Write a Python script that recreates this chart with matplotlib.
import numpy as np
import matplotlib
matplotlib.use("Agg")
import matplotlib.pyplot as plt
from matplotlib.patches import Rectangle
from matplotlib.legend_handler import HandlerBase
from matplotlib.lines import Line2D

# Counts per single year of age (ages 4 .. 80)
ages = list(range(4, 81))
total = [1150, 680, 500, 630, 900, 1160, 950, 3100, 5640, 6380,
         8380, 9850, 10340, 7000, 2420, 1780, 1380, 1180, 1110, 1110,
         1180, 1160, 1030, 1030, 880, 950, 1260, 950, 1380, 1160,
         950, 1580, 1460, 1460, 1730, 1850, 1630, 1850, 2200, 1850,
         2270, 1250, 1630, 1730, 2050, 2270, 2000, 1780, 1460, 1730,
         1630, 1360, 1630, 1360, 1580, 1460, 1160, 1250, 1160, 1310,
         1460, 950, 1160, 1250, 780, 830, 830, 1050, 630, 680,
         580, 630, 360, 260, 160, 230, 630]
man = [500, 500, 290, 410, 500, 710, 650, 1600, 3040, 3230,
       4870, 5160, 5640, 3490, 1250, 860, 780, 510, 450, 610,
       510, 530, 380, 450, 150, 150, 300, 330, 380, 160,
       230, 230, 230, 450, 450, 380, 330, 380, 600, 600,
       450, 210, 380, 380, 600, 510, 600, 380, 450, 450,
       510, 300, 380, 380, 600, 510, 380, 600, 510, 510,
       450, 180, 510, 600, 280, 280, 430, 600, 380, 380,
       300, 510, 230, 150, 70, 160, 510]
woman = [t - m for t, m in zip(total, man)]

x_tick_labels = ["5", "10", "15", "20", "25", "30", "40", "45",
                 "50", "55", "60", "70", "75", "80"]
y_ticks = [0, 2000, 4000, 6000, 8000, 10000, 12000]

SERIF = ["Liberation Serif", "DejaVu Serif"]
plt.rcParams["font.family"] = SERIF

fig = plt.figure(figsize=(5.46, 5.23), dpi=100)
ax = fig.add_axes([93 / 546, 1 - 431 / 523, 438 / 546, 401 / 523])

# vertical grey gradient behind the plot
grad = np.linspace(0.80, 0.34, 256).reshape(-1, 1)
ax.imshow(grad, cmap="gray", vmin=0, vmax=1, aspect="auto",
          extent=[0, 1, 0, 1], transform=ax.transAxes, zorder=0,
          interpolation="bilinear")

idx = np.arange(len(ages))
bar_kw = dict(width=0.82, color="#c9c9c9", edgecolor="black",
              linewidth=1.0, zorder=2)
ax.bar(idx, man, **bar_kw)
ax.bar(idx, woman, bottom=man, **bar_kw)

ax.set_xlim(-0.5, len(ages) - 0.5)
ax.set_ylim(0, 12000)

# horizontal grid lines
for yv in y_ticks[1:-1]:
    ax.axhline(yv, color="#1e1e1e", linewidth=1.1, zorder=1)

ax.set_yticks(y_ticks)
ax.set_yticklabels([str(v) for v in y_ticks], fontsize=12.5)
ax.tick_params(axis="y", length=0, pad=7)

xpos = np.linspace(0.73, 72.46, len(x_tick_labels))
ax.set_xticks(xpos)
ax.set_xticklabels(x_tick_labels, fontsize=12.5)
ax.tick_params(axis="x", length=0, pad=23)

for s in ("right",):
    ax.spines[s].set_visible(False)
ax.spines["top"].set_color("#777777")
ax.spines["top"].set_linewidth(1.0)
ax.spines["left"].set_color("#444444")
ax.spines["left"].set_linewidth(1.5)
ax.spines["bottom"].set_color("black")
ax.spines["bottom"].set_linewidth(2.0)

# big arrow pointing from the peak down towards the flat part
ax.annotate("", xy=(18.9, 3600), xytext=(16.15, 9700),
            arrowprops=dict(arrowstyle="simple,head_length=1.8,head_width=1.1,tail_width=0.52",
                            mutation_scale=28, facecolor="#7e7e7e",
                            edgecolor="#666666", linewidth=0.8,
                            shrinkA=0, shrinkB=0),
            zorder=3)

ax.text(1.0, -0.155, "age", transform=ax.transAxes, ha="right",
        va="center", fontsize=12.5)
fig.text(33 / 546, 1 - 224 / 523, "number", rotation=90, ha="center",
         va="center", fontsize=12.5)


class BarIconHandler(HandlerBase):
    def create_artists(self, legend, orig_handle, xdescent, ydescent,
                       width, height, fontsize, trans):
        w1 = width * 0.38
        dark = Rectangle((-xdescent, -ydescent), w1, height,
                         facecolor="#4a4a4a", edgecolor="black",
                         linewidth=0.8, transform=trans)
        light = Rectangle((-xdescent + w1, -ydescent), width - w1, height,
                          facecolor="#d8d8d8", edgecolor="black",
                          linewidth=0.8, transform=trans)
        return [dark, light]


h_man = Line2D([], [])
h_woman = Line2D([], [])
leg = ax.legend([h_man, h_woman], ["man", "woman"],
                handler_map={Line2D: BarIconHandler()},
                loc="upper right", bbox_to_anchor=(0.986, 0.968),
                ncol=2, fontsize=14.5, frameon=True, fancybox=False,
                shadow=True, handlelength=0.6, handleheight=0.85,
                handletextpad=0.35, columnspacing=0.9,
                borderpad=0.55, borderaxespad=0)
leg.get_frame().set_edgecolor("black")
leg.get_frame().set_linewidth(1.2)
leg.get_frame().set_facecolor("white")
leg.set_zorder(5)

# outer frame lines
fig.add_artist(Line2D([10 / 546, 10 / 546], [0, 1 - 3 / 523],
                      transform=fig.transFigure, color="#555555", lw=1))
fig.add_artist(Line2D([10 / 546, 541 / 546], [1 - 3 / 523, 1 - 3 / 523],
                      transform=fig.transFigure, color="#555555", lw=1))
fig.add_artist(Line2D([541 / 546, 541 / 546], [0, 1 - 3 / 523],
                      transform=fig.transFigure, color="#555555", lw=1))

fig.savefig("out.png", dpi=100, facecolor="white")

* * *

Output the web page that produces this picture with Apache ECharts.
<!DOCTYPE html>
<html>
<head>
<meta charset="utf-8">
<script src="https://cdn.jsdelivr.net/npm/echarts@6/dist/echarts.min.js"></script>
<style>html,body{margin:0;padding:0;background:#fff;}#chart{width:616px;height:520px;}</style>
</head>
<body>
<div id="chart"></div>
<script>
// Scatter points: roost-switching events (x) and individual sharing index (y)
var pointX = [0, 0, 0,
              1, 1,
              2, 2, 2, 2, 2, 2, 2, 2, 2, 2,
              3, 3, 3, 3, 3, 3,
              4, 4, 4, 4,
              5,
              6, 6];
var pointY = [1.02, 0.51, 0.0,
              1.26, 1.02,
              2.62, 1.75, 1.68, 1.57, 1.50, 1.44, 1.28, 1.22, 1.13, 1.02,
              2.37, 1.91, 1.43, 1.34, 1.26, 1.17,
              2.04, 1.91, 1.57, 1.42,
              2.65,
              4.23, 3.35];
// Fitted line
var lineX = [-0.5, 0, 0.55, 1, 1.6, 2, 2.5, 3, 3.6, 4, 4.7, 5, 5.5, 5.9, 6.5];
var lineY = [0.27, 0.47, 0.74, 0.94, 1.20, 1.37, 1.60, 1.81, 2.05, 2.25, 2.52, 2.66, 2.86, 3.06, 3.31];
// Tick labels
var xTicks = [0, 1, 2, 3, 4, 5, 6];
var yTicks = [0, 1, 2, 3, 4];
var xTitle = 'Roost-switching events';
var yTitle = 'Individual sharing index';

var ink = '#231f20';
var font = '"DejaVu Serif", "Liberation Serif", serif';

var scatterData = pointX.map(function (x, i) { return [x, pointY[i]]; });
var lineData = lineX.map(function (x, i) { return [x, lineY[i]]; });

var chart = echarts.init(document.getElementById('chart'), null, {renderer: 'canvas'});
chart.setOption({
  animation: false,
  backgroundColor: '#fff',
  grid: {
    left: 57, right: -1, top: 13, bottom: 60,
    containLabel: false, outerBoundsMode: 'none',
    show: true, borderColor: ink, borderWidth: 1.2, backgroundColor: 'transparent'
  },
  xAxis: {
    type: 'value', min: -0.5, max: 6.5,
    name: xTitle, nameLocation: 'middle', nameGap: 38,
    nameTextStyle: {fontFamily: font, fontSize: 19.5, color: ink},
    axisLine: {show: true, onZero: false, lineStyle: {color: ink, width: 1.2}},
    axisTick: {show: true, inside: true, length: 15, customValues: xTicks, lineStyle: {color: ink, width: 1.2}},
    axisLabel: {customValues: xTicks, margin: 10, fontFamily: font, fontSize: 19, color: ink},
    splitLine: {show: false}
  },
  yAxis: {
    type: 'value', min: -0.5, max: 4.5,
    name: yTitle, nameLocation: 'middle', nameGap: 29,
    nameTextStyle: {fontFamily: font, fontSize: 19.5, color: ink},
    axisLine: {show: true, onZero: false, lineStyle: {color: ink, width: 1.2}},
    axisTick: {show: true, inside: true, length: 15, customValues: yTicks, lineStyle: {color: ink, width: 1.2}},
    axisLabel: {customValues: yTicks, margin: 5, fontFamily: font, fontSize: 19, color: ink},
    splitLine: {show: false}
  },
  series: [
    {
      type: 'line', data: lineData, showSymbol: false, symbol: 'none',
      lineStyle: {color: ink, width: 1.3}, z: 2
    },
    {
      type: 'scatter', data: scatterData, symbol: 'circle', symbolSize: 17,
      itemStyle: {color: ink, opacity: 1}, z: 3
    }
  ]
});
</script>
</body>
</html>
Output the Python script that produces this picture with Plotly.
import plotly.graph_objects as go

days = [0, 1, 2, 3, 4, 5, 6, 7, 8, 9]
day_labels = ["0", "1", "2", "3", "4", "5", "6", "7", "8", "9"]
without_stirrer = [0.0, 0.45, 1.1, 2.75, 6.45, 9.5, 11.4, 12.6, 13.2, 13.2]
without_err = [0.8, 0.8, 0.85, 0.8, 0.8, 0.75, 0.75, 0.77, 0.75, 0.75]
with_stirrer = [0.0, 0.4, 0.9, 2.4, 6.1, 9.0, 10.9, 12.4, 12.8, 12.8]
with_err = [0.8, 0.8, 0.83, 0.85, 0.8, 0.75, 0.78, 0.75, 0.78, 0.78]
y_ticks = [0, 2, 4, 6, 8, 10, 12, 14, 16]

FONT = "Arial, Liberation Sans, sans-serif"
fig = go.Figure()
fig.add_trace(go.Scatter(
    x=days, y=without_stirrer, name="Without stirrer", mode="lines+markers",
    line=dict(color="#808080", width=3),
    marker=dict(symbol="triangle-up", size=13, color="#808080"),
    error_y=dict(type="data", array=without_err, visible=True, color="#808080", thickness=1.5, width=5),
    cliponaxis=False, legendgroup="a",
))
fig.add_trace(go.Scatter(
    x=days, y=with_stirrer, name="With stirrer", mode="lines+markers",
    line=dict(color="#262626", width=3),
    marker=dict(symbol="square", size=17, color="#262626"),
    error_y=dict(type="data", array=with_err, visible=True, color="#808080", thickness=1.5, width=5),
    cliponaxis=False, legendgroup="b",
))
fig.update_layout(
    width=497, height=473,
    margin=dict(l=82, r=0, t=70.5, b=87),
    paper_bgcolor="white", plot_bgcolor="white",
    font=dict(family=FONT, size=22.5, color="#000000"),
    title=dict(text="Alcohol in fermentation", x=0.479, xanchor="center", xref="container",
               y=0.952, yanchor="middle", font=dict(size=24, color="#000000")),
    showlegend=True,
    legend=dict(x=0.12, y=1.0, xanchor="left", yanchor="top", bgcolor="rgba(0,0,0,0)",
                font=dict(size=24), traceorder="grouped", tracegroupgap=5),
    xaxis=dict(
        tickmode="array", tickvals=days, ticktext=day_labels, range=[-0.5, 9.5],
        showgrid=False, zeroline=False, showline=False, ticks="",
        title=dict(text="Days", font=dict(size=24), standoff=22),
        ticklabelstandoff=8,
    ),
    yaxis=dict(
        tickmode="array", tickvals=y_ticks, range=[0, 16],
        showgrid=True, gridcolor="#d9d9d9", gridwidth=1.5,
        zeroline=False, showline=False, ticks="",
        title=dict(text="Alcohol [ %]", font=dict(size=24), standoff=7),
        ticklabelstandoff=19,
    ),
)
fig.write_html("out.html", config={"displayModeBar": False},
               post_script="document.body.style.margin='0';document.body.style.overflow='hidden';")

* * *

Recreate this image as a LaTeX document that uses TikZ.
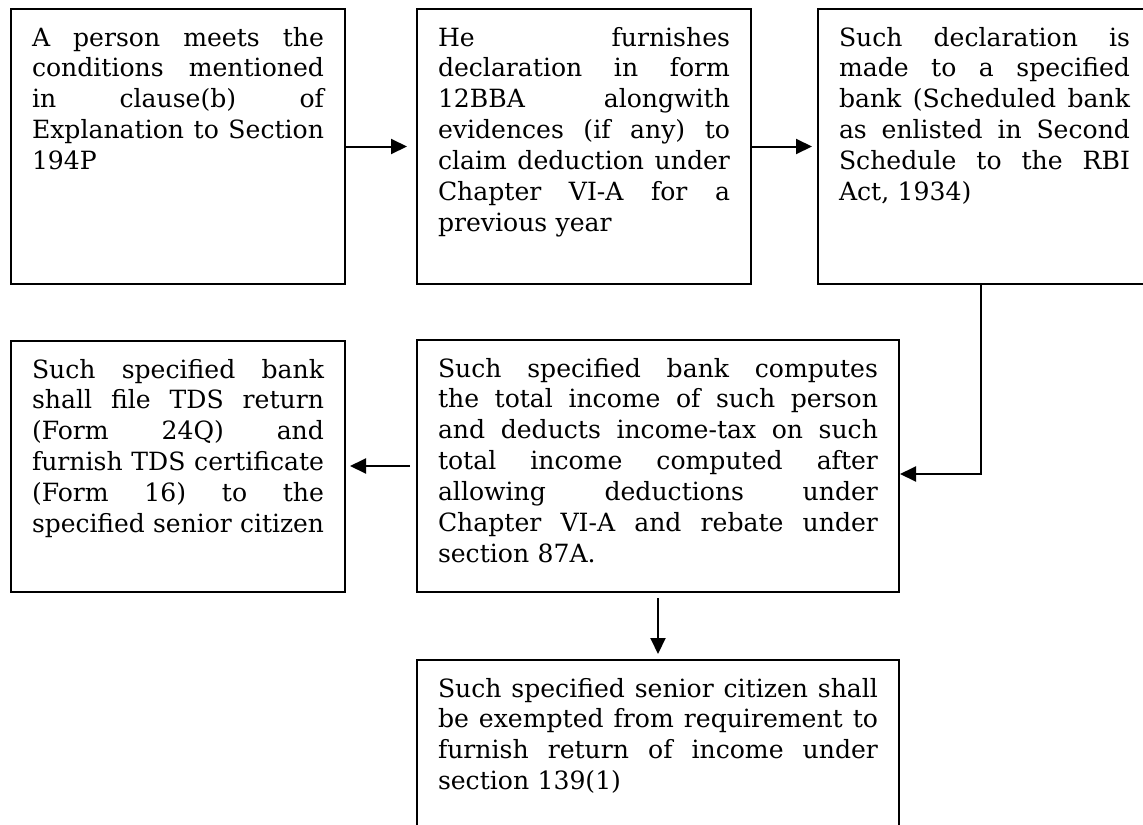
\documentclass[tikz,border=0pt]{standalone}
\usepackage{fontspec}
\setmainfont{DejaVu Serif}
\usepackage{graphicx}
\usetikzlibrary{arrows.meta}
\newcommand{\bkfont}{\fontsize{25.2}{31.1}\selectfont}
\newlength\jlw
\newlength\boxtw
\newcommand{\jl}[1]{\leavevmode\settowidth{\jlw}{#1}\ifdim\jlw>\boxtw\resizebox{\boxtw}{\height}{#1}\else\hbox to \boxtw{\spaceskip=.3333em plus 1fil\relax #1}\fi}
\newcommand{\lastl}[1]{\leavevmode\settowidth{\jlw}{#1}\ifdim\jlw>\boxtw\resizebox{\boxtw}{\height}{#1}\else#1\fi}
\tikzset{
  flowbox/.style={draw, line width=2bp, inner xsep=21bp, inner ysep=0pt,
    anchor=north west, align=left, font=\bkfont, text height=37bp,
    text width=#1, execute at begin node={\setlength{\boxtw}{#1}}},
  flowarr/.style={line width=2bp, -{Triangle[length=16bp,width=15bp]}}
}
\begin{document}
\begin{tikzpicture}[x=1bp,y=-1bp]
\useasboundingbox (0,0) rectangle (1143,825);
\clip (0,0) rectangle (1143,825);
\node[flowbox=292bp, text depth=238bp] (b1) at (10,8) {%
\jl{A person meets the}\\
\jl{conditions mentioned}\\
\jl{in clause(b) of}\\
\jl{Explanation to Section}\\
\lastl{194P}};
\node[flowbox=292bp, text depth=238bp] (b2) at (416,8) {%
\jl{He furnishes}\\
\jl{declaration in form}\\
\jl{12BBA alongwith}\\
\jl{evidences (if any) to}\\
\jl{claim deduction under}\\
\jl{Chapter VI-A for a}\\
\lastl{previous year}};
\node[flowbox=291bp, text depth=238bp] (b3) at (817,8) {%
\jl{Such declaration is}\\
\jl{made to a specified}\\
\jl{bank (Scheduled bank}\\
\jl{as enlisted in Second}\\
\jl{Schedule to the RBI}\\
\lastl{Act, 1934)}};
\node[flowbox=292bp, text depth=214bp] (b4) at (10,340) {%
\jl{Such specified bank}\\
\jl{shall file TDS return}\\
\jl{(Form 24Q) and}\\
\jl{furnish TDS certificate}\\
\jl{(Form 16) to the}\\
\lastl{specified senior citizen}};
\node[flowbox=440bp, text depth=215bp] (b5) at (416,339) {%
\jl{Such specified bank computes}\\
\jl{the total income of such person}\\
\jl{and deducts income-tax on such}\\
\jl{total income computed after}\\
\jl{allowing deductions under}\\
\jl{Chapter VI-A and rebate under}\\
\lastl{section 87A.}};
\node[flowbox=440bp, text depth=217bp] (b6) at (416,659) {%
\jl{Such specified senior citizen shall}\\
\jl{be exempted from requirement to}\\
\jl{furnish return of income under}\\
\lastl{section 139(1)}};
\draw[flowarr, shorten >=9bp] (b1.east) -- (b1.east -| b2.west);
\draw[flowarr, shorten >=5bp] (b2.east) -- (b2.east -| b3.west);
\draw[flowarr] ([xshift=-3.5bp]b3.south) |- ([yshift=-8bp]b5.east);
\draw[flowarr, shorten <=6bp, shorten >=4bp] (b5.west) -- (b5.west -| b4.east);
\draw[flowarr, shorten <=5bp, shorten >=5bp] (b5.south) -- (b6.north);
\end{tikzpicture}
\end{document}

Stated problem. Starting at the line that holds "Write a Python", copy each line exactly and stop after the line that holds "from matplotlib.lines import Line2D".

Full answer.
Write a Python script that recreates this chart with matplotlib.
import numpy as np
import matplotlib
matplotlib.use("Agg")
import matplotlib.pyplot as plt
from matplotlib.patches import Rectangle
from matplotlib.legend_handler import HandlerBase
from matplotlib.lines import Line2D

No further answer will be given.